> Task goal: Retype each line of the material exactly, please, skipping any picture in it.

> Available data:
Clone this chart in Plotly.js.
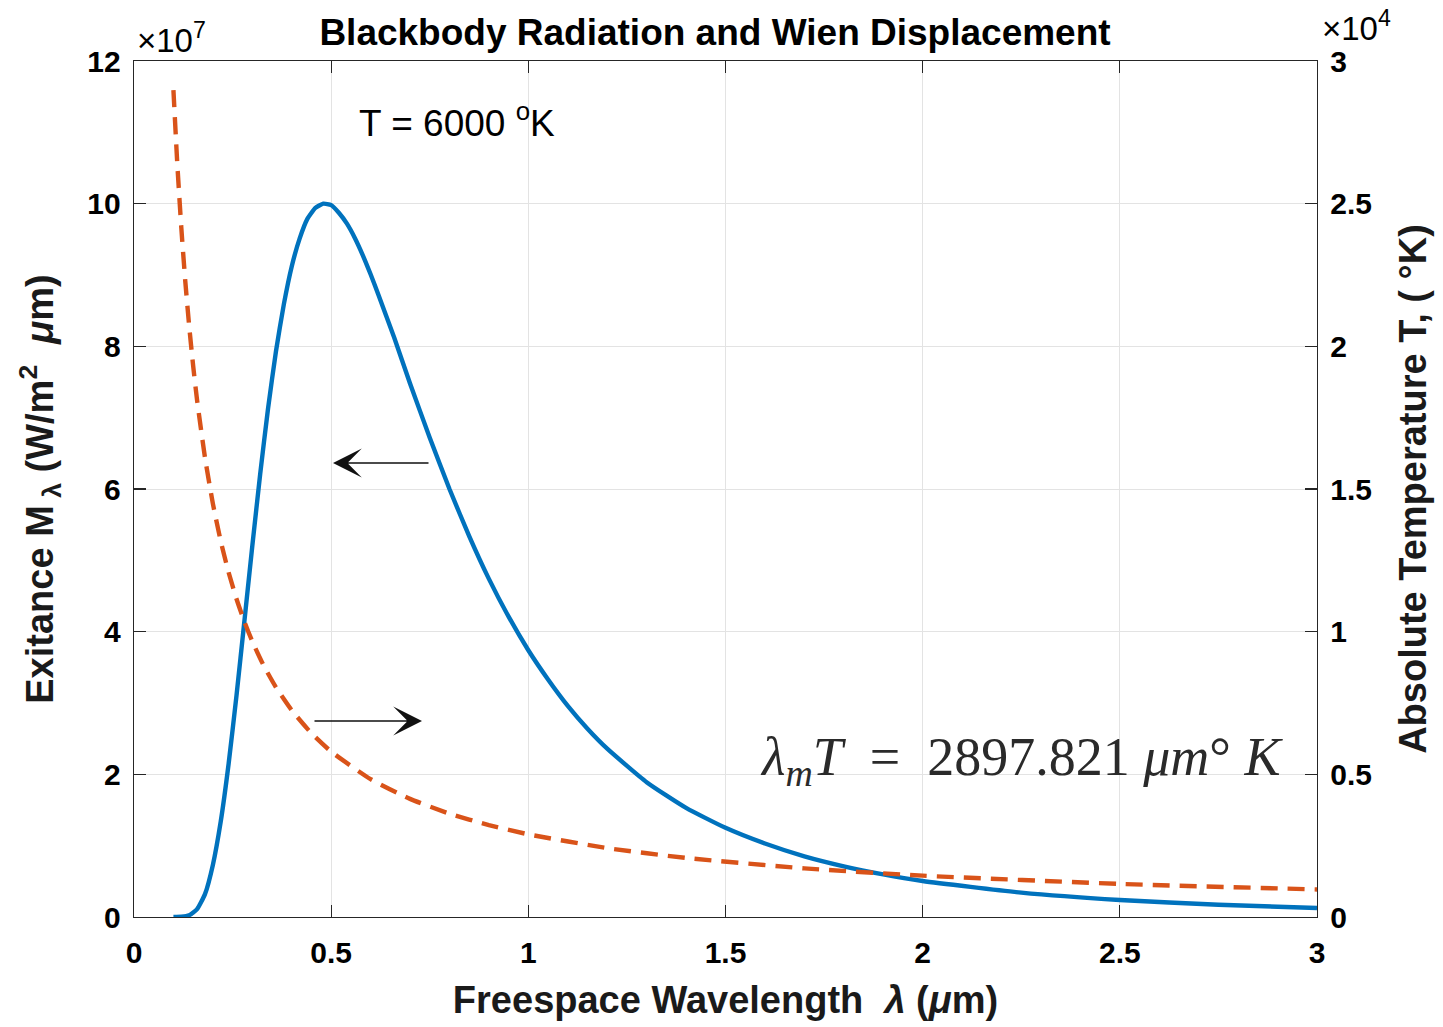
<!DOCTYPE html>
<html>
<head>
<meta charset="utf-8">
<script src="https://cdn.plot.ly/plotly-3.0.1.min.js"></script>
<style>html,body{margin:0;padding:0;background:#fff;}#chart{width:1443px;height:1027px;}</style>
</head>
<body>
<div id="chart"></div>
<script>
// Wavelength samples (micrometres) for the blackbody exitance curve
const lambdaM = [0.10,0.12,0.14,0.16,0.18,0.20,0.22,0.24,0.26,0.28,0.30,0.32,0.34,0.36,0.38,0.40,0.42,0.44,0.46,0.48,0.50,0.52,0.54,0.56,0.58,0.60,
                 0.62,0.66,0.70,0.75,0.80,0.85,0.90,0.95,1.00,1.05,1.10,1.15,1.20,
                 1.30,1.40,1.50,1.60,1.70,1.80,1.90,2.00,2.25,2.50,2.75,3.00];
// Exitance M_lambda in units of 10^7 W/m^2 um (T = 6000 K)
const exitance = [0.0001,0.003,0.025,0.11,0.32,0.73,1.34,2.15,3.11,4.15,5.20,6.21,7.13,7.93,8.59,9.12,9.51,9.79,9.94,10.00,9.98,9.87,9.72,9.52,9.28,9.01,
                  8.72,8.12,7.48,6.72,6.00,5.34,4.74,4.21,3.74,3.33,2.96,2.64,2.36,
                  1.89,1.53,1.25,1.03,0.85,0.71,0.597,0.505,0.341,0.238,0.171,0.126];
// Wavelength samples for the Wien displacement curve
const lambdaT = [0.10,0.11,0.12,0.13,0.14,0.15,0.16,0.18,0.20,0.22,0.24,0.26,0.28,0.30,0.33,0.36,0.40,0.45,0.50,
                 0.60,0.70,0.80,0.90,1.00,1.20,1.40,1.70,2.00,2.50,3.00];
// Absolute temperature T (K)
const temperature = [28978,26344,24149,22291,20699,19319,18111,16099,14489,13172,12074,11145,10349,9659,8781,8050,7245,6440,5796,
                     4830,4140,3622,3220,2898,2415,2070,1705,1449,1159,966];

const xTicks = [0,0.5,1,1.5,2,2.5,3];
const xTickText = ['0','0.5','1','1.5','2','2.5','3'];
const yTicks = [0,2,4,6,8,10,12];
const yTickText = ['0','2','4','6','8','10','12'];
const y2Ticks = [0,5000,10000,15000,20000,25000,30000];
const y2TickText = ['0','0.5','1','1.5','2','2.5','3'];

const FONT = 'Liberation Sans, Arial, Helvetica, sans-serif';
const SERIF = 'Liberation Serif, Times New Roman, serif';
const axisCol = '#262626';
const gridCol = '#e3e3e3';

const traces = [
  {x: lambdaM, y: exitance, type: 'scatter', mode: 'lines', yaxis: 'y',
   line: {color: '#0072BD', width: 4.4, shape: 'spline', smoothing: 0.5}, hoverinfo: 'skip'},
  {x: lambdaT, y: temperature, type: 'scatter', mode: 'lines', yaxis: 'y2',
   line: {color: '#D95319', width: 4.4, dash: '17px,10px', shape: 'spline', smoothing: 0.5}, hoverinfo: 'skip'}
];

const tickFont = {family: FONT, size: 30, color: '#000', weight: 'bold'};
const titleFont = {family: FONT, size: 38, color: '#1a1a1a', weight: 'bold'};

const layout = {
  width: 1443, height: 1027,
  margin: {l: 134, r: 126, t: 61, b: 110},
  paper_bgcolor: '#fff', plot_bgcolor: '#fff',
  showlegend: false,
  title: {text: 'Blackbody Radiation and Wien Displacement', x: 715/1443, xref: 'container', xanchor: 'center',
          y: 1 - 32/1027, yref: 'container', yanchor: 'middle',
          font: {family: FONT, size: 37, color: '#000', weight: 'bold'}},
  xaxis: {range: [0, 3], tickvals: xTicks, ticktext: xTickText, tickfont: tickFont,
          showgrid: true, gridcolor: gridCol, gridwidth: 1, zeroline: false,
          showline: true, linecolor: axisCol, linewidth: 1.3, mirror: 'all',
          ticks: 'inside', ticklen: 12, tickcolor: axisCol, tickwidth: 1.3,
          ticklabelstandoff: 9,
          title: {text: 'Freespace Wavelength  <i>λ</i> (<i>μ</i>m)', standoff: 18, font: titleFont}},
  yaxis: {range: [0, 12], tickvals: yTicks, ticktext: yTickText, tickfont: tickFont,
          showgrid: true, gridcolor: gridCol, gridwidth: 1, zeroline: false,
          showline: true, linecolor: axisCol, linewidth: 1.3, mirror: true,
          ticks: 'inside', ticklen: 12, tickcolor: axisCol, tickwidth: 1.3,
          ticklabelstandoff: 6,
          title: {text: 'Exitance M<sub> λ</sub> (W/m<sup>2</sup>  <i>μ</i>m)', standoff: 22, font: titleFont}},
  yaxis2: {range: [0, 30000], tickvals: y2Ticks, ticktext: y2TickText, tickfont: tickFont,
           overlaying: 'y', side: 'right', showgrid: false, zeroline: false,
           showline: true, linecolor: axisCol, linewidth: 1.3,
           ticks: 'inside', ticklen: 12, tickcolor: axisCol, tickwidth: 1.3,
           ticklabelstandoff: 6,
           title: {text: 'Absolute Temperature T, ( °K)', standoff: 28, font: titleFont}},
  annotations: [
    {text: '×10<sup>7</sup>', xref: 'paper', yref: 'paper', x: 0, y: 1, xanchor: 'left', yanchor: 'bottom',
     xshift: 1, yshift: 0, showarrow: false, font: {family: FONT, size: 33, color: '#000'}},
    {text: '×10<sup>4</sup>', xref: 'paper', yref: 'paper', x: 1, y: 1, xanchor: 'left', yanchor: 'bottom',
     xshift: 3, yshift: 12, showarrow: false, font: {family: FONT, size: 33, color: '#000'}},
    {text: 'T = 6000 <sup>o</sup>K', xref: 'paper', yref: 'paper', x: (457-134)/1183, y: (917-120)/856,
     xanchor: 'center', yanchor: 'middle', showarrow: false, font: {family: FONT, size: 37, color: '#000'}},
    {text: '<i>λ</i><sub><i>m</i></sub><i>T</i>&nbsp;&nbsp;=&nbsp;&nbsp;2897.821&nbsp;<i>μm</i>°&nbsp;<i>K</i>', xref: 'paper', yref: 'paper',
     x: (1021-134)/1183, y: (917-760)/856, xanchor: 'center', yanchor: 'middle', showarrow: false,
     font: {family: SERIF, size: 54, color: '#2a2a2a'}},
    {text: '', xref: 'paper', yref: 'paper', x: (333-134)/1183, y: (917-463)/856, ax: 97, ay: 0,
     showarrow: true, arrowhead: 3, arrowsize: 3, arrowwidth: 1.6, arrowcolor: '#111'},
    {text: '', xref: 'paper', yref: 'paper', x: (422-134)/1183, y: (917-721)/856, ax: -109, ay: 0,
     showarrow: true, arrowhead: 3, arrowsize: 3, arrowwidth: 1.6, arrowcolor: '#111'}
  ]
};

Plotly.newPlot('chart', traces, layout, {staticPlot: true, displayModeBar: false});
</script>
</body>
</html>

> Result of this task:
Clone this chart in Plotly.js.
<!DOCTYPE html>
<html>
<head>
<meta charset="utf-8">
<script src="https://cdn.plot.ly/plotly-3.0.1.min.js"></script>
<style>html,body{margin:0;padding:0;background:#fff;}#chart{width:1443px;height:1027px;}</style>
</head>
<body>
<div id="chart"></div>
<script>
// Wavelength samples (micrometres) for the blackbody exitance curve
const lambdaM = [0.10,0.12,0.14,0.16,0.18,0.20,0.22,0.24,0.26,0.28,0.30,0.32,0.34,0.36,0.38,0.40,0.42,0.44,0.46,0.48,0.50,0.52,0.54,0.56,0.58,0.60,
                 0.62,0.66,0.70,0.75,0.80,0.85,0.90,0.95,1.00,1.05,1.10,1.15,1.20,
                 1.30,1.40,1.50,1.60,1.70,1.80,1.90,2.00,2.25,2.50,2.75,3.00];
// Exitance M_lambda in units of 10^7 W/m^2 um (T = 6000 K)
const exitance = [0.0001,0.003,0.025,0.11,0.32,0.73,1.34,2.15,3.11,4.15,5.20,6.21,7.13,7.93,8.59,9.12,9.51,9.79,9.94,10.00,9.98,9.87,9.72,9.52,9.28,9.01,
                  8.72,8.12,7.48,6.72,6.00,5.34,4.74,4.21,3.74,3.33,2.96,2.64,2.36,
                  1.89,1.53,1.25,1.03,0.85,0.71,0.597,0.505,0.341,0.238,0.171,0.126];
// Wavelength samples for the Wien displacement curve
const lambdaT = [0.10,0.11,0.12,0.13,0.14,0.15,0.16,0.18,0.20,0.22,0.24,0.26,0.28,0.30,0.33,0.36,0.40,0.45,0.50,
                 0.60,0.70,0.80,0.90,1.00,1.20,1.40,1.70,2.00,2.50,3.00];
// Absolute temperature T (K)
const temperature = [28978,26344,24149,22291,20699,19319,18111,16099,14489,13172,12074,11145,10349,9659,8781,8050,7245,6440,5796,
                     4830,4140,3622,3220,2898,2415,2070,1705,1449,1159,966];

const xTicks = [0,0.5,1,1.5,2,2.5,3];
const xTickText = ['0','0.5','1','1.5','2','2.5','3'];
const yTicks = [0,2,4,6,8,10,12];
const yTickText = ['0','2','4','6','8','10','12'];
const y2Ticks = [0,5000,10000,15000,20000,25000,30000];
const y2TickText = ['0','0.5','1','1.5','2','2.5','3'];

const FONT = 'Liberation Sans, Arial, Helvetica, sans-serif';
const SERIF = 'Liberation Serif, Times New Roman, serif';
const axisCol = '#262626';
const gridCol = '#e3e3e3';

const traces = [
  {x: lambdaM, y: exitance, type: 'scatter', mode: 'lines', yaxis: 'y',
   line: {color: '#0072BD', width: 4.4, shape: 'spline', smoothing: 0.5}, hoverinfo: 'skip'},
  {x: lambdaT, y: temperature, type: 'scatter', mode: 'lines', yaxis: 'y2',
   line: {color: '#D95319', width: 4.4, dash: '17px,10px', shape: 'spline', smoothing: 0.5}, hoverinfo: 'skip'}
];

const tickFont = {family: FONT, size: 30, color: '#000', weight: 'bold'};
const titleFont = {family: FONT, size: 38, color: '#1a1a1a', weight: 'bold'};

const layout = {
  width: 1443, height: 1027,
  margin: {l: 134, r: 126, t: 61, b: 110},
  paper_bgcolor: '#fff', plot_bgcolor: '#fff',
  showlegend: false,
  title: {text: 'Blackbody Radiation and Wien Displacement', x: 715/1443, xref: 'container', xanchor: 'center',
          y: 1 - 32/1027, yref: 'container', yanchor: 'middle',
          font: {family: FONT, size: 37, color: '#000', weight: 'bold'}},
  xaxis: {range: [0, 3], tickvals: xTicks, ticktext: xTickText, tickfont: tickFont,
          showgrid: true, gridcolor: gridCol, gridwidth: 1, zeroline: false,
          showline: true, linecolor: axisCol, linewidth: 1.3, mirror: 'all',
          ticks: 'inside', ticklen: 12, tickcolor: axisCol, tickwidth: 1.3,
          ticklabelstandoff: 9,
          title: {text: 'Freespace Wavelength  <i>λ</i> (<i>μ</i>m)', standoff: 18, font: titleFont}},
  yaxis: {range: [0, 12], tickvals: yTicks, ticktext: yTickText, tickfont: tickFont,
          showgrid: true, gridcolor: gridCol, gridwidth: 1, zeroline: false,
          showline: true, linecolor: axisCol, linewidth: 1.3, mirror: true,
          ticks: 'inside', ticklen: 12, tickcolor: axisCol, tickwidth: 1.3,
          ticklabelstandoff: 6,
          title: {text: 'Exitance M<sub> λ</sub> (W/m<sup>2</sup>  <i>μ</i>m)', standoff: 22, font: titleFont}},
  yaxis2: {range: [0, 30000], tickvals: y2Ticks, ticktext: y2TickText, tickfont: tickFont,
           overlaying: 'y', side: 'right', showgrid: false, zeroline: false,
           showline: true, linecolor: axisCol, linewidth: 1.3,
           ticks: 'inside', ticklen: 12, tickcolor: axisCol, tickwidth: 1.3,
           ticklabelstandoff: 6,
           title: {text: 'Absolute Temperature T, ( °K)', standoff: 28, font: titleFont}},
  annotations: [
    {text: '×10<sup>7</sup>', xref: 'paper', yref: 'paper', x: 0, y: 1, xanchor: 'left', yanchor: 'bottom',
     xshift: 1, yshift: 0, showarrow: false, font: {family: FONT, size: 33, color: '#000'}},
    {text: '×10<sup>4</sup>', xref: 'paper', yref: 'paper', x: 1, y: 1, xanchor: 'left', yanchor: 'bottom',
     xshift: 3, yshift: 12, showarrow: false, font: {family: FONT, size: 33, color: '#000'}},
    {text: 'T = 6000 <sup>o</sup>K', xref: 'paper', yref: 'paper', x: (457-134)/1183, y: (917-120)/856,
     xanchor: 'center', yanchor: 'middle', showarrow: false, font: {family: FONT, size: 37, color: '#000'}},
    {text: '<i>λ</i><sub><i>m</i></sub><i>T</i>&nbsp;&nbsp;=&nbsp;&nbsp;2897.821&nbsp;<i>μm</i>°&nbsp;<i>K</i>', xref: 'paper', yref: 'paper',
     x: (1021-134)/1183, y: (917-760)/856, xanchor: 'center', yanchor: 'middle', showarrow: false,
     font: {family: SERIF, size: 54, color: '#2a2a2a'}},
    {text: '', xref: 'paper', yref: 'paper', x: (333-134)/1183, y: (917-463)/856, ax: 97, ay: 0,
     showarrow: true, arrowhead: 3, arrowsize: 3, arrowwidth: 1.6, arrowcolor: '#111'},
    {text: '', xref: 'paper', yref: 'paper', x: (422-134)/1183, y: (917-721)/856, ax: -109, ay: 0,
     showarrow: true, arrowhead: 3, arrowsize: 3, arrowwidth: 1.6, arrowcolor: '#111'}
  ]
};

Plotly.newPlot('chart', traces, layout, {staticPlot: true, displayModeBar: false});
</script>
</body>
</html>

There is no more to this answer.